Kann der Westfälische Frieden als Modell für die Lösung heutiger Konflikte dienen, beispielsweise im Nahen Osten? Diese Ansicht vertreten ja unter anderem der Politologe Herfried Münkler oder der jetzige Bundespräsident Frank-Walter Steinmeier.

Ich bin da skeptisch. Eine der Grundvoraussetzungen des Westfälischen Friedens war die bereits genannte Gewährung einer allgemeinen Amnestie. Das könnte heute kein Politiker mehr unterschreiben. Die Öffentlichkeit würde ihn fressen. Wenn Syriens Machthaber Baschar al-Assad heute irgendeiner Form von Frieden zustimmt, kann er nicht mit "immerwährendem Vergessen" rechnen, sondern sich gleich eine Zelle in Den Haag buchen. Außerdem war das Reich kein gescheiterter Staat, die Mächte konnten 1648 im Wesentlichen zu den Spielregeln von vor 1618 zurückkehren. Und Wallenstein war kein Warlord. Als Feldherr des Kaisers war er ein immenser Aufsteiger - aber er wurde vom Kaiser regulär und legal mit Territorien belehnt.

Ist der Dreißigjährige Krieg dann heute noch relevant?

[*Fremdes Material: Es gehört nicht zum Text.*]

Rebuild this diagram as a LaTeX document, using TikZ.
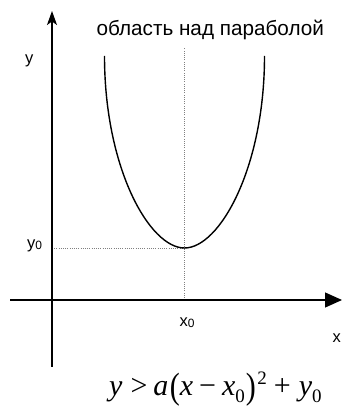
\documentclass[tikz,border=0pt]{standalone}
\usepackage{fontspec}
\setmainfont{Liberation Sans}
\newfontfamily\tms{Liberation Serif}
\usetikzlibrary{arrows.meta}
\tikzset{
  axis/.style={line width=1.2pt, black},
  guide/.style={gray, line width=0.6pt, dash pattern=on 0.8pt off 1.4pt},
  curve/.style={line width=1.4pt, black},
  lbl/.style={inner sep=0pt, font=\fontsize{16.5}{19}\selectfont},
}
\newcommand{\sub}[1]{\raisebox{-1pt}{\fontsize{12}{13}\selectfont #1}}
\newcommand{\fsub}[1]{\raisebox{-7pt}{\fontsize{19}{20}\selectfont #1}}
\newcommand{\fpar}[1]{\raisebox{-3pt}{\scalebox{1}[1.22]{#1}}}
\begin{document}
\begin{tikzpicture}[x=1pt,y=-1pt]
\useasboundingbox (0,0) rectangle (343,406);
% axes
\coordinate (ybot) at (52,366.5);
\coordinate (ytop) at (52,11);
\coordinate (xleft) at (10,300);
\coordinate (xright) at (342,300);
\coordinate (x0a) at (184.5,300);
\coordinate (x0b) at (184.5,48);
\coordinate (y0a) at (52,248);
\coordinate (vert) at (184.5,248);
\coordinate (ltop) at (104.5,56);
\coordinate (rtop) at (264.5,56);
\draw[guide] (x0a) -- (x0b);
\draw[guide] (y0a) -- (vert);
\draw[axis, -{Stealth[length=14pt,width=10pt,inset=3.5pt]}] (ybot) -- (ytop);
\draw[axis, -{Triangle[length=17pt,width=15pt]}] (xleft) -- (xright);
% parabola
\draw[curve] (ltop) .. controls (104.5,168) and (149.5,248) .. (vert)
             .. controls (219.5,248) and (264.5,168) .. (rtop);
% labels
\node[inner sep=0pt, anchor=base west, font=\fontsize{20.7}{24}\selectfont] (title) at (96.5,36) {область над параболой};
\node[lbl, anchor=base west] (ylab) at (25,63.5) {y};
\node[lbl, anchor=base west] (y0lab) at (27,248) {y\sub{0}};
\node[lbl, anchor=base west] (x0lab) at (179.5,326) {x\sub{0}};
\node[lbl, anchor=base west] (xlab) at (332.5,342) {x};
\node[inner sep=0pt, anchor=base west, font=\tms\fontsize{30}{34}\selectfont] (formula) at (109,395)
  {\itshape y\upshape\hspace{8pt}>\hspace{6pt}\itshape a\upshape\hspace{1.5pt}\fpar{(}\itshape x\upshape\hspace{6pt}−\hspace{6pt}\itshape x\upshape\fsub{0}\hspace{1pt}\fpar{)}\hspace{1.5pt}\raisebox{11pt}{\fontsize{19}{20}\selectfont 2}\hspace{7pt}+\hspace{8pt}\itshape y\upshape\fsub{0}};
\end{tikzpicture}
\end{document}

Selbstverständlich, aber vor allem mit Blick auf den eigenen Kulturkreis und das Zusammenwachsen der europäischen Staaten. Es stimmt nicht, wenn es heißt, Europa sei ohne Vorbild. Am Ende des Dreißigjährigen Krieges hatte man ein Mehrebenenmodell gefunden mit Souveränitäten, Halbsouveränitäten und geregelten Interventionsmöglichkeiten. Wir denken heute immer noch im Nationalstaatsmodell des 19. Jahrhunderts, aber das gibt es so nicht mehr. Der Staat ist geöffnet, Brüssel hat Einwirkungsmöglichkeiten, die Souveränität ist geteilt. Es ist wichtiger, in den Entscheidungszirkeln mitzubestimmen, als dass man sich selber abschließt. Souveränität ist Teilhabe an diesen übergeordneten Entscheidungszirkeln. Und da kann man im Westfälischen Frieden sehen, wie so etwas zu vereinbaren ist - auch mit Öffnungsklauseln und Ausnahmen von den Ausnahmen.